Garcia’s only bogey came at the ninth — his last — and he said: “You never like to finish like that, but other than that it was pretty solid and I made some nice putts.

“We get a wind like that only three or four days a year — and usually on those days we chill at home!”

Darren Clarke is best of the three Irish involved on three-under-par after a 68, while Paul McGinley (level par) and Gary Murphy (one over) were late out and will have to finish tomorrow.

Like Cabrera, but for a very different reason, Ryder Cup captain Colin Montgomerie was left wishing the hold-up had come sooner.

Montgomerie reached four under, but then had three bogeys in four holes.

When told by an official after the third of them that conditions were too bad to continue he said: “That’s great. The later starters can walk off and we’ve just played in it.
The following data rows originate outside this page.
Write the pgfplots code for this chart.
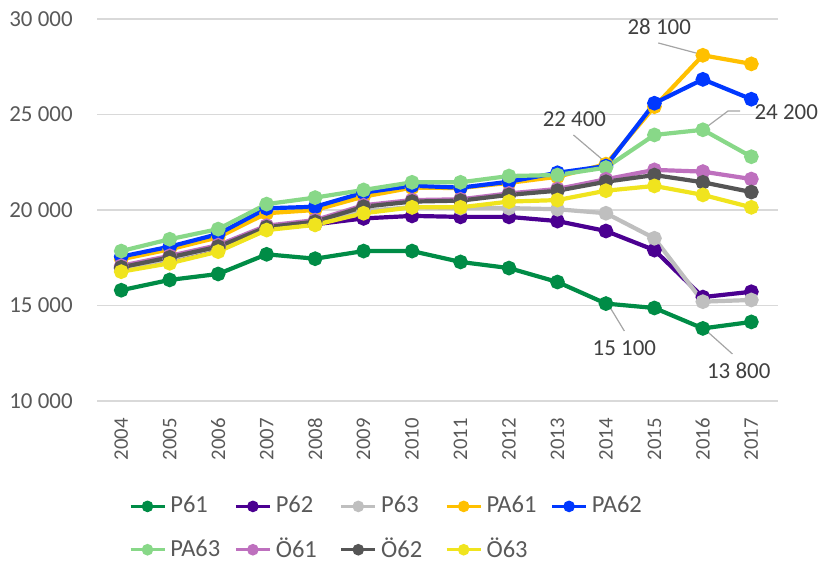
\documentclass[border=0pt]{standalone}
\usepackage{pgfplots}
\pgfplotsset{compat=1.18}
\usepackage{pgfplotstable}
\usepackage{fontspec}
\setmainfont{Carlito}
\definecolor{cP61}{RGB}{0,140,70}
\definecolor{cP62}{RGB}{75,0,145}
\definecolor{cP63}{RGB}{191,191,191}
\definecolor{cPA61}{RGB}{255,192,0}
\definecolor{cPA62}{RGB}{0,56,255}
\definecolor{cPA63}{RGB}{136,216,136}
\definecolor{cO61}{RGB}{190,112,190}
\definecolor{cO62}{RGB}{85,85,85}
\definecolor{cO63}{RGB}{240,228,30}
\definecolor{gridc}{RGB}{217,217,217}
\definecolor{tickc}{RGB}{89,89,89}
\definecolor{annc}{RGB}{64,64,64}
\definecolor{leadc}{RGB}{165,165,165}
\pgfplotstableread{
year P61 P62 P63 PA61 PA62 PA63 O61 O62 O63
2004 15800 16950 16950 17420 17560 17850 17080 17000 16770
2005 16340 17450 17450 17940 18080 18470 17600 17520 17210
2006 16650 18020 18050 18570 18740 19000 18160 18080 17820
2007 17680 19020 19050 19830 20090 20310 19180 19100 18950
2008 17450 19250 19300 20000 20170 20650 19470 19390 19220
2009 17850 19560 19950 20700 20910 21050 20250 20170 19830
2010 17850 19690 20150 21170 21270 21450 20520 20440 20140
2011 17280 19640 20100 21150 21170 21450 20560 20490 20140
2012 16960 19640 20100 21420 21480 21780 20870 20790 20440
2013 16230 19420 20040 21740 21950 21830 21100 21010 20520
2014 15100 18900 19830 22400 22300 22220 21610 21480 21010
2015 14870 17900 18520 25410 25590 23930 22100 21830 21260
2016 13800 15440 15200 28100 26840 24200 22010 21450 20790
2017 14140 15720 15290 27650 25800 22790 21620 20940 20140
}\datatable
\begin{document}
\fontsize{11.5}{13.8}\selectfont
\begin{tikzpicture}
\useasboundingbox (-48.5bp,-80bp) rectangle (361.5bp,200.5bp);
\begin{axis}[
  at={(0,0)}, anchor=south west,
  scale only axis, width=340.5bp, height=191bp,
  xmin=2003.5, xmax=2017.55,
  ymin=10000, ymax=30000,
  scaled x ticks=false, scaled y ticks=false,
  axis line style={draw=none},
  tick style={draw=none},
  ymajorgrids, grid style={gridc, line width=0.6bp},
  xtick={2004,...,2017},
  ytick={10000,15000,20000,25000,30000},
  yticklabels={10 000,15 000,20 000,25 000,30 000},
  /pgf/number format/assume math mode=true,
  x tick label style={/pgf/number format/1000 sep={}, rotate=90, anchor=east, inner sep=0pt, font=\fontsize{10.4}{12}\selectfont, color=tickc},
  xticklabel shift=8.5bp,
  y tick label style={color=tickc, inner sep=0pt},
  yticklabel shift=12bp,
  clip=false,
  legend style={draw=none, fill=none, at={(16bp,-45.5bp)}, anchor=north west,
    legend columns=5, font=\fontsize{12.3}{14.5}\selectfont, text=tickc,
    /tikz/every even column/.append style={column sep=0bp},
    row sep=6.5bp, inner sep=0pt, outer sep=0pt, nodes={inner sep=2.2bp}},
  legend cell align=left,
  legend image code/.code={
    \draw[#1, line width=1.5bp] (0bp,0bp) -- (17bp,0bp);
    \fill[#1] (8.5bp,0bp) circle (1.8bp);
  },
  every axis plot/.append style={line width=2.1bp, mark=*, mark size=2.6bp},
]
\addplot[color=cP61, mark options={fill=cP61}] table[x=year,y=P61]{\datatable};
\addlegendentry{\makebox[29.8bp][l]{P61}}
\addplot[color=cP62, mark options={fill=cP62}] table[x=year,y=P62]{\datatable};
\addlegendentry{\makebox[29.8bp][l]{P62}}
\addplot[color=cP63, mark options={fill=cP63}] table[x=year,y=P63]{\datatable};
\addlegendentry{\makebox[29.8bp][l]{P63}}
\addplot[color=cPA61, mark options={fill=cPA61}] table[x=year,y=PA61]{\datatable};
\addlegendentry{\makebox[29.8bp][l]{PA61}}
\addplot[color=cPA62, mark options={fill=cPA62}] table[x=year,y=PA62]{\datatable};
\addlegendentry{\makebox[29.8bp][l]{PA62}}
\addplot[color=cPA63, mark options={fill=cPA63}] table[x=year,y=PA63]{\datatable};
\addlegendentry{\makebox[29.8bp][l]{PA63}}
\addplot[color=cO61, mark options={fill=cO61}] table[x=year,y=O61]{\datatable};
\addlegendentry{\makebox[29.8bp][l]{Ö61}}
\addplot[color=cO62, mark options={fill=cO62}] table[x=year,y=O62]{\datatable};
\addlegendentry{\makebox[29.8bp][l]{Ö62}}
\addplot[color=cO63, mark options={fill=cO63}] table[x=year,y=O63]{\datatable};
\addlegendentry{\makebox[29.8bp][l]{Ö63}}
% annotations
\draw[leadc, line width=0.6bp] (axis cs:2015.08,28745) -- (axis cs:2016.01,28117);
\node[annc] at (axis cs:2015.10,29583) {28 100};
\draw[leadc, line width=0.6bp] (axis cs:2013.33,23928) -- (axis cs:2014.01,22462);
\node[annc] at (axis cs:2013.35,24766) {22 400};
\draw[leadc, line width=0.6bp] (axis cs:2016.77,25185) -- (axis cs:2016.52,25185) -- (axis cs:2016.05,24294);
\node[annc] at (axis cs:2017.72,25132) {24 200};
\draw[leadc, line width=0.6bp] (axis cs:2014.03,15131) -- (axis cs:2014.38,13665);
\node[annc] at (axis cs:2014.38,12775) {15 100};
\draw[leadc, line width=0.6bp] (axis cs:2016.01,13822) -- (axis cs:2016.61,12461);
\node[annc] at (axis cs:2016.74,11571) {13 800};
\end{axis}
\end{tikzpicture}
\end{document}
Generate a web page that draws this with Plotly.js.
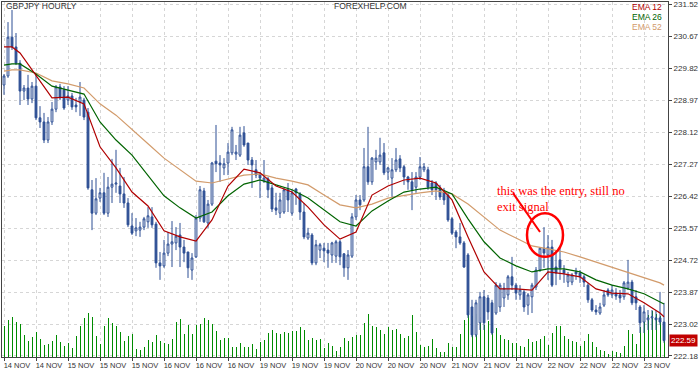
<!DOCTYPE html>
<html><head><meta charset="utf-8">
<script src="https://cdn.plot.ly/plotly-3.0.1.min.js"></script>
<style>html,body{margin:0;padding:0;background:#fff;} #chart{width:700px;height:370px;}</style>
</head><body><div id="chart"></div>
<script>
const tickLabels = ["14 NOV","14 NOV","15 NOV","15 NOV","15 NOV","16 NOV","16 NOV","16 NOV","19 NOV","19 NOV","19 NOV","20 NOV","20 NOV","20 NOV","21 NOV","21 NOV","21 NOV","22 NOV","22 NOV","22 NOV","23 NOV"];
const barsPerTick = 8;

const open = [229.37,229.61,230.64,230.38,229.95,229.21,229.29,229.00,229.34,228.50,
228.39,227.91,228.39,228.73,229.32,229.24,228.97,229.08,228.84,228.92,
228.97,228.65,226.59,225.97,226.37,226.51,225.97,226.66,226.74,226.69,
226.48,226.24,225.63,225.50,225.52,225.60,225.74,225.87,225.68,224.65,
224.57,224.91,225.15,225.18,225.39,225.07,224.94,224.46,224.81,225.84,
226.56,225.71,226.21,227.35,227.30,227.17,227.30,227.57,227.54,227.51,
228.10,227.83,227.38,227.12,227.01,226.82,226.88,226.64,226.11,225.97,
226.00,226.59,225.97,226.61,226.48,226.00,225.31,225.39,224.65,224.99,
225.04,224.99,224.86,224.83,225.21,224.89,224.52,224.83,225.87,226.32,
226.32,227.20,226.80,227.33,227.33,227.57,227.06,226.90,227.12,227.41,
227.20,226.93,226.80,226.66,226.93,227.12,227.12,226.77,226.77,226.64,
226.53,226.45,225.82,225.47,225.34,225.18,224.86,223.48,222.74,223.06,
223.75,223.72,223.59,223.32,223.48,223.72,223.80,224.28,224.06,223.80,
223.88,223.53,223.75,224.01,224.46,225.04,224.86,225.07,224.54,224.73,
224.46,224.14,224.14,224.41,224.38,224.28,224.06,223.67,223.40,223.32,
223.53,223.93,223.80,223.85,223.80,223.75,223.98,224.14,223.75,223.48,
223.08,223.14,223.19,223.19,223.19,223.08];
const high = [229.66,231.04,231.36,230.75,230.03,229.37,229.64,229.45,229.69,228.81,
228.63,228.52,228.92,229.37,229.40,229.34,229.34,229.16,229.03,229.45,
229.03,228.76,226.85,226.90,226.64,227.04,226.93,227.41,227.65,227.17,
226.93,226.37,225.97,225.84,225.74,225.87,226.13,226.13,225.74,224.94,
225.26,225.47,225.76,225.60,225.71,225.26,224.94,224.91,225.92,226.69,
226.64,226.32,227.33,228.31,227.51,227.43,227.83,228.26,227.78,228.26,
228.28,227.83,227.46,227.38,227.06,227.38,226.93,226.72,226.51,226.51,
226.64,226.77,226.59,226.64,226.53,226.24,225.58,225.44,225.26,225.18,
225.18,225.18,225.21,225.26,225.26,224.91,224.99,225.97,226.45,226.45,
227.70,228.26,227.46,227.65,227.97,227.83,227.20,227.43,227.70,227.51,
227.25,226.96,227.06,227.06,227.46,227.30,227.20,226.85,226.82,226.72,
226.64,226.51,225.87,225.52,225.71,225.23,224.91,223.67,223.67,223.88,
223.93,223.80,223.67,224.14,224.12,224.12,224.33,224.81,224.12,224.06,
223.93,223.85,224.12,224.54,225.07,225.60,225.39,225.26,224.99,225.07,
224.59,224.41,224.38,224.52,224.46,224.33,224.12,223.72,223.53,223.59,
223.93,223.98,224.06,223.98,223.93,224.17,224.73,224.20,223.93,223.53,
223.53,223.40,223.40,223.40,223.88,223.59];
const low = [229.11,229.56,230.30,229.90,228.84,228.97,228.84,228.89,228.44,228.23,
227.83,227.83,228.31,228.65,228.97,228.71,228.84,228.71,228.65,228.55,
228.44,226.59,225.52,225.92,226.27,225.92,225.87,226.24,226.51,226.24,
226.11,225.60,225.39,225.36,225.34,225.52,225.58,225.58,224.52,224.20,
224.52,224.83,224.54,224.99,224.54,224.67,224.25,224.20,224.78,225.74,
225.71,225.58,226.16,227.06,226.80,226.98,226.98,227.51,227.38,227.46,
227.73,227.25,226.64,226.90,226.37,226.77,226.37,226.00,225.92,225.84,
225.95,226.00,225.90,226.19,225.79,225.28,225.26,224.59,224.59,224.78,
224.67,224.52,224.65,224.65,224.59,224.28,224.20,224.78,225.79,226.05,
226.27,226.72,226.72,227.12,227.25,226.98,226.85,226.40,227.06,227.06,
226.72,226.59,226.05,226.51,226.85,227.06,226.59,226.45,226.32,226.32,
226.19,225.74,225.39,225.04,225.13,224.52,223.19,222.68,222.68,222.87,
222.87,223.14,222.74,223.27,223.35,223.48,223.67,223.93,223.67,223.67,
223.35,223.27,223.32,223.93,224.41,224.52,224.20,224.01,224.06,224.20,
224.12,224.01,224.06,224.20,224.12,224.01,223.59,223.35,223.27,223.27,
223.48,223.75,223.72,223.67,223.59,223.67,223.93,223.53,223.40,222.79,
222.79,222.87,222.87,222.87,223.00,222.53];
const close = [229.61,230.64,230.38,229.95,229.21,229.29,229.00,229.34,228.50,228.39,
227.91,228.39,228.73,229.32,229.03,228.76,229.08,228.79,228.79,229.05,
228.52,226.64,225.97,226.35,226.51,225.97,226.66,226.74,226.77,226.48,
226.24,225.66,225.44,225.58,225.60,225.82,225.90,225.66,224.65,224.57,
224.91,225.15,225.21,225.36,225.07,224.91,224.52,224.78,225.84,226.59,
225.74,226.21,227.30,227.28,227.25,227.28,227.59,228.18,227.59,228.04,
227.78,227.38,227.25,226.98,226.90,226.90,226.59,226.08,226.05,226.32,
226.59,226.32,226.51,226.51,226.00,225.34,225.44,224.65,225.13,225.13,
224.97,224.91,225.18,225.21,224.81,224.52,224.86,225.87,226.32,226.19,
227.20,226.80,227.43,227.43,227.51,227.04,227.17,227.12,227.38,227.17,
226.93,226.80,226.59,226.93,227.20,227.20,226.66,226.59,226.59,226.40,
226.32,225.79,225.44,225.34,225.18,224.54,223.27,222.74,223.59,223.75,
223.06,223.35,222.79,224.06,224.06,223.98,224.28,224.06,223.85,223.93,
223.48,223.80,224.06,224.46,225.04,224.91,225.07,224.06,224.38,224.52,
224.38,224.33,224.33,224.36,224.28,224.14,223.67,223.40,223.35,223.48,
223.80,223.80,223.93,223.77,223.72,224.12,224.14,223.59,223.59,223.06,
223.35,223.19,223.22,223.14,223.08,222.59];
const volume = [930,1110,1200,1050,990,660,480,600,750,540,
360,390,480,660,450,330,420,270,630,930,
1170,1320,1200,630,390,930,1170,1020,930,750,
480,630,690,240,210,300,510,450,660,480,
420,390,540,1050,1140,690,960,690,960,990,
1170,1110,990,780,510,570,570,300,300,420,
300,300,390,240,450,510,720,810,720,690,
750,720,780,780,900,810,510,570,510,540,
270,420,330,180,300,570,480,600,660,660,
1020,1290,930,900,810,690,900,810,840,690,
570,630,1260,750,360,300,330,540,270,150,
150,420,300,300,690,1110,1380,1230,1290,1200,
960,1080,1020,870,660,540,510,420,420,330,
300,540,450,480,540,630,360,720,930,930,
630,540,480,450,330,480,690,450,300,210,
180,90,180,150,120,330,800,690,400,900,
1200,1260,1380,1290,1230,780];

const emaIndex = [0,2,4,8,12,16,20,24,28,32,36,40,44,48,52,56,60,64,68,72,76,80,84,88,92,96,100,104,108,112,116,120,124,128,132,136,140,144,148,152,156,160,164,165];
const ema12 = [230.38,230.38,230.22,229.64,229.03,229.05,228.87,227.73,227.17,226.53,226.16,225.50,225.34,225.23,225.79,226.69,227.14,227.04,226.69,226.53,226.13,225.66,225.28,225.47,226.45,226.69,226.85,226.90,226.77,226.32,225.34,224.41,223.96,223.96,223.93,224.41,224.36,224.28,223.96,223.85,223.83,223.59,223.32,223.22];
const ema26 = [229.90,229.93,229.93,229.66,229.34,229.24,229.13,228.39,227.91,227.51,226.96,226.43,226.11,225.84,226.00,226.43,226.74,226.85,226.72,226.59,226.37,226.05,225.74,225.63,226.03,226.29,226.53,226.61,226.66,226.48,225.82,225.21,224.78,224.57,224.41,224.49,224.49,224.41,224.20,224.06,223.96,223.83,223.61,223.56];
const ema52 = [229.74,229.77,229.77,229.69,229.48,229.40,229.29,228.87,228.57,228.20,227.81,227.43,227.12,226.82,226.77,226.88,226.98,227.01,226.90,226.82,226.72,226.45,226.19,226.11,226.21,226.37,226.45,226.51,226.56,226.48,226.21,225.87,225.52,225.31,225.10,225.02,224.94,224.81,224.67,224.54,224.41,224.25,224.12,224.06];

const priceTicks = [231.52,230.67,229.82,228.97,228.12,227.27,226.42,225.57,224.72,223.87,223.02,222.18];
const lastPrice = 222.59;
const noteLines = ["this was the entry, still no", "exit signal"];

const bars = close.map((_, i) => i);
const tickVals = tickLabels.map((_, k) => k * barsPerTick);
const blue = '#2d4f94';
const red = '#b00000', green = '#006400', tan = '#d29b6b';

const traces = [
  {type:'bar', x:bars, y:volume, xaxis:'x', yaxis:'y', width:0.25,
   marker:{color:'#008c00', line:{width:0}}, hoverinfo:'none'},
  {type:'candlestick', x:bars, open:open, high:high, low:low, close:close, xaxis:'x', yaxis:'y2',
   increasing:{line:{color:blue, width:1}, fillcolor:'#ffffff'},
   decreasing:{line:{color:blue, width:1}, fillcolor:blue},
   whiskerwidth:0, hoverinfo:'none'},
  {type:'scatter', mode:'lines', x:emaIndex, y:ema52, xaxis:'x', yaxis:'y2', line:{color:tan, width:1.2}, hoverinfo:'none'},
  {type:'scatter', mode:'lines', x:emaIndex, y:ema26, xaxis:'x', yaxis:'y2', line:{color:green, width:1.2}, hoverinfo:'none'},
  {type:'scatter', mode:'lines', x:emaIndex, y:ema12, xaxis:'x', yaxis:'y2', line:{color:red, width:1.2}, hoverinfo:'none'}
];

const smallFont = 'Liberation Sans, Arial, sans-serif';
const layout = {
  width:700, height:370,
  margin:{l:2, r:32, t:2, b:13, pad:0},
  paper_bgcolor:'#ffffff', plot_bgcolor:'#ffffff',
  showlegend:false, boxgap:0.35, bargap:0,
  font:{family:smallFont, size:9, color:'#333'},
  xaxis:{range:[-0.5,166], tickmode:'array', tickvals:tickVals, ticktext:tickLabels,
    ticks:'outside', ticklen:3, tickcolor:'#444', tickfont:{size:7.5, color:'#333'},
    tickangle:0, ticklabelshift:13, ticklabelstandoff:-2, ticklabeloverflow:'allow',
    showgrid:true, gridcolor:'#d6d6d6', griddash:'3px,3px', gridwidth:1,
    showline:true, linecolor:'#444', linewidth:1, mirror:true, zeroline:false,
    rangeslider:{visible:false}, fixedrange:true},
  yaxis:{range:[0,10560], visible:false, fixedrange:true},
  yaxis2:{overlaying:'y', side:'right', range:[222.153,231.573], tickmode:'array',
    tickvals:priceTicks, ticktext:priceTicks.map(v => v.toFixed(2)),
    ticks:'outside', ticklen:3, tickcolor:'#444', tickfont:{size:8, color:'#333'},
    ticklabeloverflow:'allow', ticklabelstandoff:0,
    showgrid:true, gridcolor:'#d6d6d6', griddash:'3px,3px', gridwidth:1,
    showline:true, linecolor:'#444', linewidth:1, mirror:true, zeroline:false, fixedrange:true},
  annotations:[
    {xref:'paper', yref:'paper', x:0.003, y:0.989, xanchor:'left', yanchor:'middle', showarrow:false,
     text:'GBPJPY HOURLY', font:{family:smallFont, size:8.5, color:'#333'}},
    {xref:'paper', yref:'paper', x:0.553, y:0.989, xanchor:'center', yanchor:'middle', showarrow:false,
     text:'FOREXHELP.COM', font:{family:smallFont, size:8.5, color:'#333'}},
    {xref:'paper', yref:'paper', x:0.943, y:0.986, xanchor:'left', yanchor:'middle', showarrow:false,
     text:'EMA 12', font:{family:smallFont, size:8.5, color:red}},
    {xref:'paper', yref:'paper', x:0.943, y:0.958, xanchor:'left', yanchor:'middle', showarrow:false,
     text:'EMA 26', font:{family:smallFont, size:8.5, color:green}},
    {xref:'paper', yref:'paper', x:0.943, y:0.930, xanchor:'left', yanchor:'middle', showarrow:false,
     text:'EMA 52', font:{family:smallFont, size:8.5, color:tan}},
    {xref:'x', yref:'y2', x:122.75, y:226.56, xanchor:'left', yanchor:'middle', showarrow:false,
     text:noteLines[0], font:{family:'Liberation Serif, Times New Roman, serif', size:12.5, color:'#ff0000'}},
    {xref:'x', yref:'y2', x:122.75, y:226.13, xanchor:'left', yanchor:'middle', showarrow:false,
     text:noteLines[1], font:{family:'Liberation Serif, Times New Roman, serif', size:12.5, color:'#ff0000'}},
    {xref:'paper', yref:'y2', x:1, y:lastPrice, xanchor:'left', yanchor:'middle', xshift:1, showarrow:false,
     text:lastPrice.toFixed(2), bgcolor:'#c00000', borderpad:1, font:{family:smallFont, size:8, color:'#ffffff'}}
  ],
  shapes:[
    {type:'circle', xref:'x', yref:'y2', x0:130.75, x1:139.75, y0:224.81, y1:225.97,
     line:{color:'#ff0000', width:2.5}},
    {type:'line', xref:'x', yref:'y2', x0:127.25, y0:226.50, x1:134.0, y1:225.47,
     line:{color:'#ff0000', width:2}}
  ]
};

Plotly.newPlot('chart', traces, layout, {staticPlot:true, displayModeBar:false});
</script>
</body></html>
That’s okay, is it?”

On his return the Scot parred in for a one under 70.

The second-half of the field had no hope of completing their rounds before the light went, leaving Garcia with a one-stroke lead over Swede Michael Jonzon.

Jose Maria Olazabal, partnering Garcia, finished strongly for a 65, the same score as Emanuele Canonica, the Italian who caddied for him at The Masters in April.